- Born: 1977 (age 48–49)
- Citizenship: Zambia
- Education: Syracuse University
- Occupation: Entrepreneur

= Mutinta Mazoka =

Zambian entrepreneur

Mutinta Buumba Mazoka M'membe (born c. 1977) is a Zambian newspaper owner and politician. She owns the independent publication The Mast.

== Biography ==
Mutinta Mazoka was born c. 1977. Her parents are the late politician Anderson Mazoka and Mutinta C. Mazoka, a former member of the National Assembly of Zambia.

Mazoka studied political science at Syracuse University, then worked for the National Democratic Institute for International Affairs in Washington, D.C., before attending graduate school at the American InterContinental University, graduating with an MBA. She went on to work in finance, with nonprofits, and on entrepreneurial ventures

She then became the publisher of The Mast, an independent newspaper in Zambia that was launched to continue the work of the shuttered Post.

Mazoka was a longtime member of the United Party for National Development, which was founded by her father, Anderson Mazoka. In the 2021 Zambian general election, she expressed interest in representing Monze constituency in the assembly, but the party chose Jack Mwiimbu to represent the constituency instead.

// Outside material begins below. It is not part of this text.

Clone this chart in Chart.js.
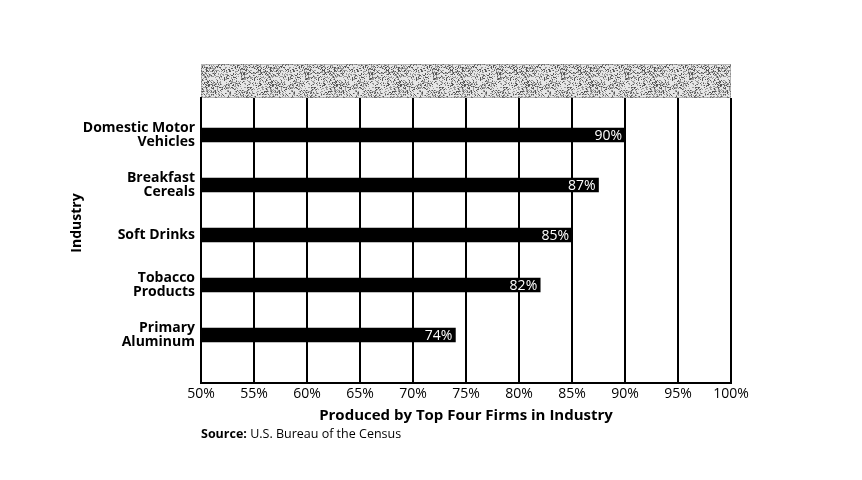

Her husband, Fred M'membe, is a Zambian journalist who ran the now-closed Post. In 2021, he ran for president as leader of the Socialist Party. Mazoka, however, chose to remain with the UPND—whose candidate, Hakainde Hichilema, eventually won the presidency—over joining the Socialist Party.

In November 2022, Mazoka resigned from the UPND. She had been a member of the party's National Management Committee at the time.

In February 2017, Mazoka was charged with attempting to prevent the arrest of her husband, but she was acquitted the following year. She was previously arrested in connection with her and M'membe's journalistic work in 2016.